As for the form used in “Come On, React,” it is rooted in the “variable foot” metric and triadic “stair-stepped line” often used in the work of William Carlos Williams. This form is explained masterfully in the book William Carlos Williams and the Meanings of Measure (Yale Studies in English, Vol. 193), written by Stephen Cushman. I am also indebted to the concept of “projective verse” formulated by Charles Olson, from which the following passages are excerpted:
(1) A poem is energy transferred from where the poet got it (he will have some several causations), by way of the poem itself to, all the way over to, the reader. . . . the poem itself must, at all points, be a high energy-construct and, at all points, an energy-discharge. So: how is the poet to accomplish the same energy, how is he, what is the process by which a poet gets in, at all points energy at least the equivalent of the energy which propelled him in the first place, yet an energy which is peculiar to verse alone and which will be, obviously, also different from the energy which the reader, because he is a third term, will take away?
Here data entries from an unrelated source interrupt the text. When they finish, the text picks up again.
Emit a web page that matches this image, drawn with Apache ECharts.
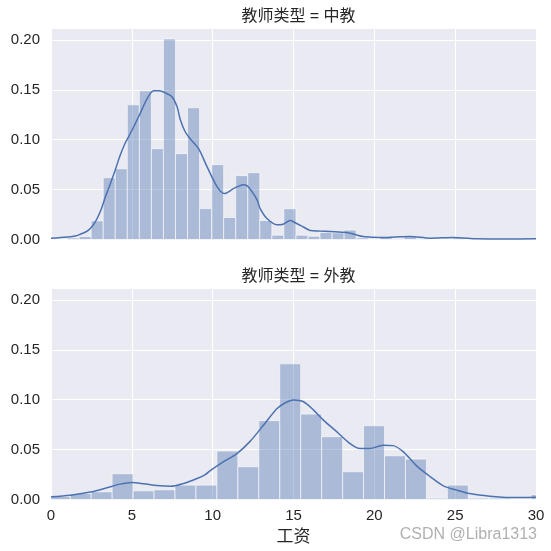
<!DOCTYPE html>
<html><head><meta charset="utf-8">
<script src="https://cdn.jsdelivr.net/npm/echarts@6/dist/echarts.min.js"></script>
<style>html,body{margin:0;padding:0;background:#fff}#c{width:551px;height:551px}</style>
</head><body><div id="c"></div>
<script>
const panelTitles = ['教师类型 = 中教', '教师类型 = 外教'];
const xLabel = '工资';
const xTicks = [0, 5, 10, 15, 20, 25, 30];
const yTicks = [0, 0.05, 0.10, 0.15, 0.20];

// Top panel (中教) histogram: bins start and width, densities
const topBinStart = 0.25;
const topBinWidth = 0.745;
const topHeights = [0, 0.0015, 0.003, 0.0187, 0.0619, 0.0709, 0.135, 0.149, 0.091, 0.201,
  0.086, 0.132, 0.031, 0.075, 0.022, 0.064, 0.067, 0.019, 0.0043, 0.0308,
  0.0043, 0.0033, 0.007, 0.0067, 0.0094, 0.0017, 0, 0.002, 0.001, 0.0027,
  0.001, 0, 0, 0.0015];
const topKde = [[0,0.0012],[1,0.0025],[1.5,0.0035],[1.81,0.0053],[2.2,0.008],[2.43,0.011],[2.75,0.018],
  [3.05,0.028],[3.35,0.042],[3.67,0.056],[4.0,0.071],[4.29,0.085],[4.6,0.097],[4.9,0.106],[5.42,0.123],
  [5.94,0.141],[6.35,0.149],[6.7,0.149],[7.07,0.147],[7.48,0.143],[7.8,0.133],[8.0,0.12],[8.3,0.108],
  [8.61,0.101],[9.13,0.091],[9.65,0.073],[10.27,0.053],[10.72,0.046],[11.29,0.051],[11.9,0.055],
  [12.12,0.054],[12.43,0.048],[12.74,0.04],[12.94,0.031],[13.36,0.021],[13.98,0.0147],[14.3,0.015],
  [14.8,0.019],[15.2,0.016],[15.62,0.0125],[16.04,0.009],[16.6,0.0085],[17.27,0.008],[18.3,0.007],
  [18.8,0.005],[19.3,0.003],[20.37,0.002],[21.3,0.0025],[22.2,0.003],[23.45,0.0013],[24.9,0.002],
  [26.4,0.0007],[28,0.0005],[30,0.0007]];

// Bottom panel (外教) histogram
const botBinStart = -0.106;
const botBinWidth = 1.296;
const botHeights = [0.003, 0.006, 0.0077, 0.0258, 0.0087, 0.0097, 0.0144, 0.0144, 0.0485, 0.0328,
  0.079, 0.136, 0.0856, 0.0629, 0.0278, 0.0739, 0.0438, 0.0405, 0.0013, 0.0144,
  0.0013, 0.0013, 0, 0.005];
const botKde = [[0,0.0027],[1.19,0.0043],[2.53,0.0077],[3.46,0.0117],[4.28,0.0154],[5.0,0.017],
  [5.73,0.0158],[6.55,0.014],[7.38,0.0132],[8.2,0.016],[9.03,0.021],[9.54,0.025],[9.85,0.029],
  [10.68,0.038],[11.5,0.046],[12.3,0.058],[13.15,0.0746],[13.97,0.091],[14.5,0.097],[15.0,0.0997],
  [15.62,0.098],[16.24,0.0896],[16.85,0.0796],[17.67,0.068],[18.5,0.056],[19.1,0.051],[19.72,0.051],
  [20.54,0.0545],[21.16,0.054],[21.78,0.048],[22.6,0.034],[23.45,0.023],[24.27,0.0137],[25.1,0.0094],
  [25.9,0.006],[27.15,0.0033],[28.4,0.002],[30,0.0023]];

const FONT = "'Liberation Sans','Noto Sans CJK SC',sans-serif";
const TXT = '#262626';
const BLUE = '#4C72B0';

function bins(start, width, heights) {
  return heights.map((h, i) => [start + i * width, start + (i + 1) * width, h]);
}

function renderBar(params, api) {
  const cs = params.coordSys;
  const p0 = api.coord([api.value(0), api.value(2)]);
  const p1 = api.coord([api.value(1), 0]);
  let x0 = Math.max(p0[0], cs.x), x1 = Math.min(p1[0], cs.x + cs.width);
  if (x1 <= x0 || api.value(2) <= 0) return;
  return {
    type: 'rect',
    shape: { x: x0, y: p0[1], width: x1 - x0, height: p1[1] - p0[1] },
    style: { fill: 'rgba(76,114,176,0.4)', stroke: 'rgba(255,255,255,0.75)', lineWidth: 0.8 }
  };
}

const yMax = 0.212;
const grids = [
  { left: 51, top: 28, width: 485, height: 211.5, show: true, backgroundColor: '#EAEAF2', borderWidth: 0 },
  { left: 51, top: 288, width: 485, height: 211.5, show: true, backgroundColor: '#EAEAF2', borderWidth: 0 }
];
function xAxis(i, showLabels) {
  return {
    type: 'value', gridIndex: i, min: xTicks[0], max: xTicks[xTicks.length - 1], interval: 5,
    axisLine: { show: false }, axisTick: { show: false },
    splitLine: { show: true, lineStyle: { color: '#ffffff', width: 1 } },
    axisLabel: { show: showLabels, color: TXT, fontSize: 15, fontFamily: FONT, margin: 9 },
    name: showLabels ? xLabel : '', nameLocation: 'middle', nameGap: 29,
    nameTextStyle: { color: TXT, fontSize: 17, fontFamily: FONT }
  };
}
function yAxis(i) {
  return {
    type: 'value', gridIndex: i, min: 0, max: yMax, interval: 0.05,
    axisLine: { show: false }, axisTick: { show: false },
    splitLine: { show: true, lineStyle: { color: '#ffffff', width: 1 } },
    axisLabel: { color: TXT, fontSize: 15, fontFamily: FONT, margin: 11, showMaxLabel: false,
      formatter: v => yTicks.some(t => Math.abs(t - v) < 1e-9) ? v.toFixed(2) : '' }
  };
}

const chart = echarts.init(document.getElementById('c'), null, { renderer: 'canvas' });
chart.setOption({
  animation: false,
  backgroundColor: '#ffffff',
  title: [
    { text: panelTitles[0], left: 293.5, top: 4, textAlign: 'center',
      textStyle: { color: TXT, fontSize: 16, fontWeight: 'normal', fontFamily: FONT } },
    { text: panelTitles[1], left: 293.5, top: 264, textAlign: 'center',
      textStyle: { color: TXT, fontSize: 16, fontWeight: 'normal', fontFamily: FONT } }
  ],
  grid: grids,
  xAxis: [xAxis(0, false), xAxis(1, true)],
  yAxis: [yAxis(0), yAxis(1)],
  graphic: [{
    type: 'text', right: 14, top: 527,
    style: { text: 'CSDN @Libra1313', fill: 'rgba(150,150,150,0.75)', fontSize: 16, fontFamily: FONT }
  }],
  series: [
    { type: 'custom', xAxisIndex: 0, yAxisIndex: 0, renderItem: renderBar,
      data: bins(topBinStart, topBinWidth, topHeights), z: 2 },
    { type: 'line', xAxisIndex: 0, yAxisIndex: 0, data: topKde, smooth: 0.3, showSymbol: false,
      lineStyle: { color: BLUE, width: 1.5 }, z: 3 },
    { type: 'custom', xAxisIndex: 1, yAxisIndex: 1, renderItem: renderBar,
      data: bins(botBinStart, botBinWidth, botHeights), z: 2 },
    { type: 'line', xAxisIndex: 1, yAxisIndex: 1, data: botKde, smooth: 0.3, showSymbol: false,
      lineStyle: { color: BLUE, width: 1.5 }, z: 3 }
  ]
});
</script></body></html>
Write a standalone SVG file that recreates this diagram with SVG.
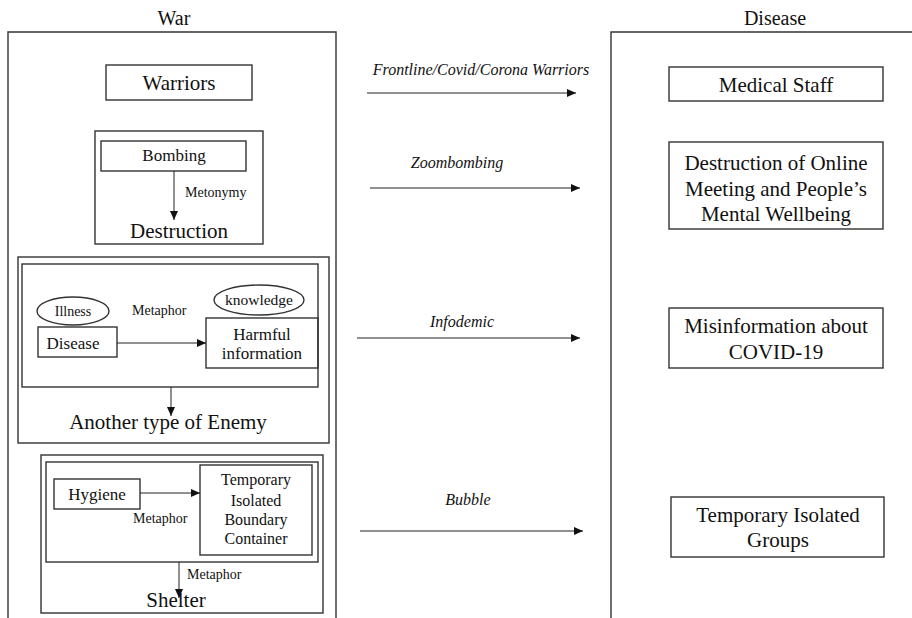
<svg xmlns="http://www.w3.org/2000/svg" width="912" height="618" viewBox="0 0 912 618">
<defs>
<style>
.box{fill:none;stroke:#333;stroke-width:1.4}
.t{font-family:'Liberation Serif','Times New Roman',serif;fill:#111;text-anchor:middle}
.ti{font-family:'Liberation Serif','Times New Roman',serif;fill:#111;text-anchor:middle;font-style:italic;font-size:16px}
.s{font-family:'Liberation Serif','Times New Roman',serif;fill:#111;font-size:14px}
.c{fill:none;stroke:#222;stroke-width:1}
</style>
<marker id="ah" markerUnits="userSpaceOnUse" markerWidth="10" markerHeight="8" refX="9" refY="4" orient="auto">
<path d="M0,0 L9,4 L0,8 Z" fill="#111"/>
</marker>
</defs>
<rect width="912" height="618" fill="#fff"/>

<g id="war-panel">
<text class="t" x="174" y="25" font-size="20">War</text>
<path class="box" d="M8,620 V32 H336 V620"/>
</g>
<g id="disease-panel">
<text class="t" x="775" y="25" font-size="20">Disease</text>
<path class="box" d="M611,620 V32 H914"/>
</g>

<g id="warriors">
<rect class="box" x="106" y="65" width="146" height="35"/>
<text class="t" x="179" y="90" font-size="21">Warriors</text>
</g>

<g id="destruction-group">
<rect class="box" x="95" y="131" width="168" height="113"/>
<text class="t" x="179" y="238" font-size="21">Destruction</text>
<text class="s" x="185" y="197">Metonymy</text>
</g>
<g id="bombing">
<rect class="box" x="101" y="141" width="145" height="30"/>
<text class="t" x="174" y="161" font-size="17">Bombing</text>
</g>

<g id="enemy-group">
<rect class="box" x="18" y="257" width="311" height="186"/>
<text class="t" x="168" y="429" font-size="21">Another type of Enemy</text>
</g>
<g id="enemy-inner">
<rect class="box" x="22" y="264" width="296" height="123"/>
<text class="s" x="132" y="315">Metaphor</text>
</g>
<g id="illness">
<ellipse class="box" cx="73" cy="311" rx="36" ry="14"/>
<text class="t" x="73" y="316" font-size="14">Illness</text>
</g>
<g id="knowledge">
<ellipse class="box" cx="259" cy="300" rx="45" ry="15"/>
<text class="t" x="259" y="305" font-size="15.5">knowledge</text>
</g>
<g id="disease">
<rect class="box" x="38" y="327" width="79" height="30"/>
<text class="t" x="73" y="349" font-size="17">Disease</text>
</g>
<g id="harmful">
<rect class="box" x="206" y="318" width="112" height="50"/>
<text class="t" x="262" y="340" font-size="17">Harmful</text>
<text class="t" x="262" y="359" font-size="17">information</text>
</g>

<g id="shelter-group">
<rect class="box" x="41" y="455" width="282" height="158"/>
<text class="t" x="176" y="607" font-size="21">Shelter</text>
<text class="s" x="187" y="579">Metaphor</text>
</g>
<g id="shelter-inner">
<rect class="box" x="46" y="462" width="272" height="100"/>
<text class="s" x="133" y="523">Metaphor</text>
</g>
<g id="hygiene">
<rect class="box" x="54" y="479" width="86" height="30"/>
<text class="t" x="97" y="500" font-size="17">Hygiene</text>
</g>
<g id="container">
<rect class="box" x="200" y="465" width="112" height="90"/>
<text class="t" x="256" y="485" font-size="16">Temporary</text>
<text class="t" x="256" y="506" font-size="16">Isolated</text>
<text class="t" x="256" y="525" font-size="16">Boundary</text>
<text class="t" x="256" y="544" font-size="16">Container</text>
</g>

<g id="medical-staff">
<rect class="box" x="669" y="67" width="214" height="34"/>
<text class="t" x="776" y="92" font-size="21">Medical Staff</text>
</g>
<g id="online-meeting">
<rect class="box" x="669" y="142" width="214" height="87"/>
<text class="t" x="776" y="170" font-size="21">Destruction of Online</text>
<text class="t" x="776" y="196" font-size="21">Meeting and People’s</text>
<text class="t" x="776" y="221" font-size="21">Mental Wellbeing</text>
</g>
<g id="misinformation">
<rect class="box" x="669" y="308" width="214" height="60"/>
<text class="t" x="776" y="333" font-size="21">Misinformation about</text>
<text class="t" x="776" y="359" font-size="21">COVID-19</text>
</g>
<g id="isolated-groups">
<rect class="box" x="671" y="497" width="213" height="60"/>
<text class="t" x="778" y="522" font-size="21">Temporary Isolated</text>
<text class="t" x="778" y="547" font-size="21">Groups</text>
</g>

<g id="connectors">
<line class="c" x1="174" y1="171" x2="174" y2="220" marker-end="url(#ah)"/>
<line class="c" x1="117" y1="343" x2="206" y2="343" marker-end="url(#ah)"/>
<line class="c" x1="171" y1="387" x2="171" y2="416" marker-end="url(#ah)"/>
<line class="c" x1="140" y1="493" x2="200" y2="493" marker-end="url(#ah)"/>
<line class="c" x1="179" y1="562" x2="179" y2="598" marker-end="url(#ah)"/>
<line class="c" x1="367" y1="93" x2="576" y2="93" marker-end="url(#ah)"/>
<line class="c" x1="370" y1="188" x2="580" y2="188" marker-end="url(#ah)"/>
<line class="c" x1="357" y1="338" x2="580" y2="338" marker-end="url(#ah)"/>
<line class="c" x1="360" y1="531" x2="583" y2="531" marker-end="url(#ah)"/>
<text class="ti" x="481" y="75">Frontline/Covid/Corona Warriors</text>
<text class="ti" x="457" y="168">Zoombombing</text>
<text class="ti" x="462" y="327">Infodemic</text>
<text class="ti" x="468" y="505">Bubble</text>
</g>
</svg>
This is the problem which any poet who departs from closed form is specially confronted by. And it involves a whole series of new recognitions. From the moment he ventures into FIELD COMPOSITION–puts himself in the open–he can go by no track other than the one the poem under hand declares, for itself. Thus he has to behave, and be, instant by instant, aware. . . .
(2) . . . the principle, the law which presides conspicuously over such composition, and, when obeyed, is the reason why a projective poem can come into being. It is this: FORM IS NEVER MORE THAN AN EXTENSION OF CONTENT. (Or so it got phrased by one, Robert Creeley, and it makes absolute sense to me, with this possible corollary, that right form, in any given poem, is the only and exclusively possible extension of content under hand.)
(3) Now the process of the thing, how the principle can be made so to shape the energies that the form is accomplished. And I think it can be boiled down to one statement (first pounded into my head by Edward Dahlberg): ONE PERCEPTION MUST IMMEDIATELY AND DIRECTLY LEAD TO A FURTHER PERCEPTION.
In my humble opinion, no good poem could ever be written in “free verse”–there is ALWAYS a form, one
molded according to principle #2 of Olson’s manifesto above. My poetic aesthetic is also based on the structures found in post-Coltrane, post-Third Stream jazz, in the work of 20th century visual artists such as Francis Bacon and Edward Hopper, and in the work of composers such as Morton Feldman and Radu Malfatti.******
Thanks for attending the reading. I hope you will find it interesting and enjoyable. There was a time when poetry was a vital part of the alternative culture community, as much as film or music or the visual arts. With my own writing and the poetry collective I operate, Kendra Steiner Editions, I’m trying to bring poetry back into people’s artistic lives so that they’ll want to pick up a recent poetry chapbook as much as they’ll want to buy or download an album of music or check out a new cutting-edge film.